Shortly after joining the team, Professor Eastwood acted as discussant with recent Käte Hamburger Lecturer Professor Dale Jamieson, and sought to guide the discussion toward an evaluation of the ways in which environmental policy under democratic governance is deeply intertwined with the dominant economic concerns of the capitalist system. ‘We can understand these impasses as being not just about sort of a cynicism or a self-interest, but also about the fact that there are very real ways in which governments are beholden to their economic systems’. The ideological thinking behind the association of democracy with capitalism therefore needs to be problematized and examined in order to understand what can actually be accomplished through negotiation and policy making.

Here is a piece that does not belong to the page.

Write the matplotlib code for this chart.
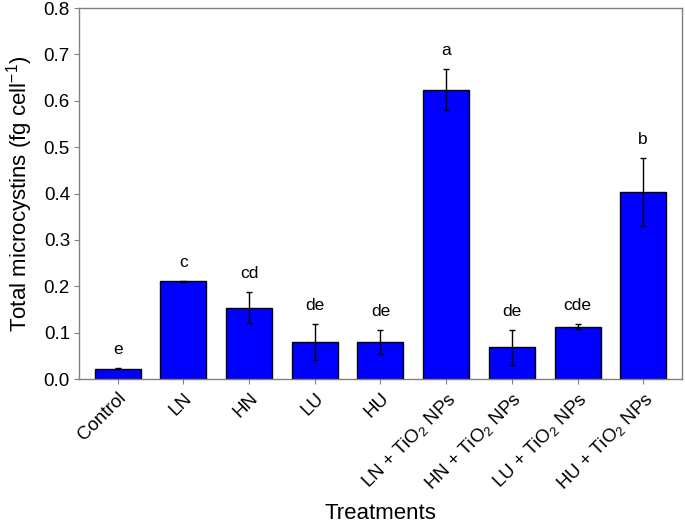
import numpy as np
import matplotlib
matplotlib.use("Agg")
import matplotlib.pyplot as plt

plt.rcParams['font.family'] = ['Liberation Sans', 'DejaVu Sans']
plt.rcParams['mathtext.fontset'] = 'custom'
plt.rcParams['mathtext.rm'] = 'Liberation Sans'
plt.rcParams['mathtext.it'] = 'Liberation Sans:italic'

treatments = ['Control', 'LN', 'HN', 'LU', 'HU',
              'LN + TiO$_2$ NPs', 'HN + TiO$_2$ NPs',
              'LU + TiO$_2$ NPs', 'HU + TiO$_2$ NPs']
means = [0.022, 0.211, 0.154, 0.080, 0.080, 0.624, 0.068, 0.113, 0.403]
errors = [0.001, 0.001, 0.033, 0.038, 0.025, 0.045, 0.038, 0.006, 0.073]
letters = ['e', 'c', 'cd', 'de', 'de', 'a', 'de', 'cde', 'b']

fig = plt.figure(figsize=(6.85, 5.23), dpi=100)
ax = fig.add_axes([0.1153, 0.2753, 0.8803, 0.7094])

x = np.arange(len(treatments))
ax.bar(x, means, width=0.7, color='#0000FF', edgecolor='black', linewidth=1.0,
       yerr=errors, error_kw=dict(ecolor='black', elinewidth=1.0, capsize=2.5, capthick=1.0))

for xi, m, e, lab in zip(x, means, errors, letters):
    ax.annotate(lab, (xi, m + e), xytext=(0, 8), textcoords='offset points',
                ha='center', va='bottom', fontsize=12.5)

ax.set_xlim(-0.59, len(treatments) - 0.41)
ax.set_ylim(0, 0.8)
ax.set_yticks(np.arange(0, 0.81, 0.1))
ax.set_yticklabels(['%.1f' % v for v in np.arange(0, 0.81, 0.1)])
ax.set_xticks(x)
ax.set_xticklabels(treatments, rotation=45, ha='right', rotation_mode='anchor')

for s in ax.spines.values():
    s.set_color('#808080')
    s.set_linewidth(1.0)
ax.tick_params(axis='both', direction='out', length=3.5, color='#808080', labelsize=13.5, pad=3)
ax.tick_params(axis='x', labelsize=13.5, pad=4)

ax.set_ylabel('Total microcystins (fg cell$^{-1}$)', fontsize=16, labelpad=6)
ax.set_xlabel('Treatments', fontsize=16)
ax.xaxis.set_label_coords(0.5, -0.333)

fig.savefig('out.png', dpi=100)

The idea of ‘conceptual currency’ also forms an important part of the ethnographically-informed observations in Professor Eastwood’s work. The term refers to the fact that participants in policy processes tend to be very savvy as to what sorts of language needs to be used in order for their interests to make their way into the debates and deliberations.
Taking up the discourse of 'participation' or 'transparency', and tying it back to actual decisions that were previously agreed upon by consensus in the deliberations, is a really strategic way to gain access and assert influence around the policy making table.
The ways in which Indigenous groups obtain this conceptual currency in the policy making process has become a central component in global environmental policy. ‘Under the climate negotiations’, writes Professor Eastwood, ‘there have been policies organized around the idea that forests, primarily in the Global South, should have a value so that they can better be preserved/conserved.’ Initiatives like ‘Avoided Deforestation' and ‘Reduced Emissions from Deforestation and Forest Degradation’, which have been put in place by UN bodies, seem to address key areas of concern in environmental policy. In practice, however, NGOs and Indigenous peoples' organizations have argued that these programs ended up creating a further context for land grabs and add to the already tenuous land tenure arrangements of marginalized Indigenous peoples. This neoliberal imperative for economic growth is often at odds with sustainable initiatives as well as the concerns of Indigenous communities. It can result in policy negotiations which ‘end up skirting around the fundamental root causes of environmental harm’.
We look forward to the nuance that Professor Eastwood and her research will contribute to the Centre and to the widening and refining of the policy fields to which we give critical attention.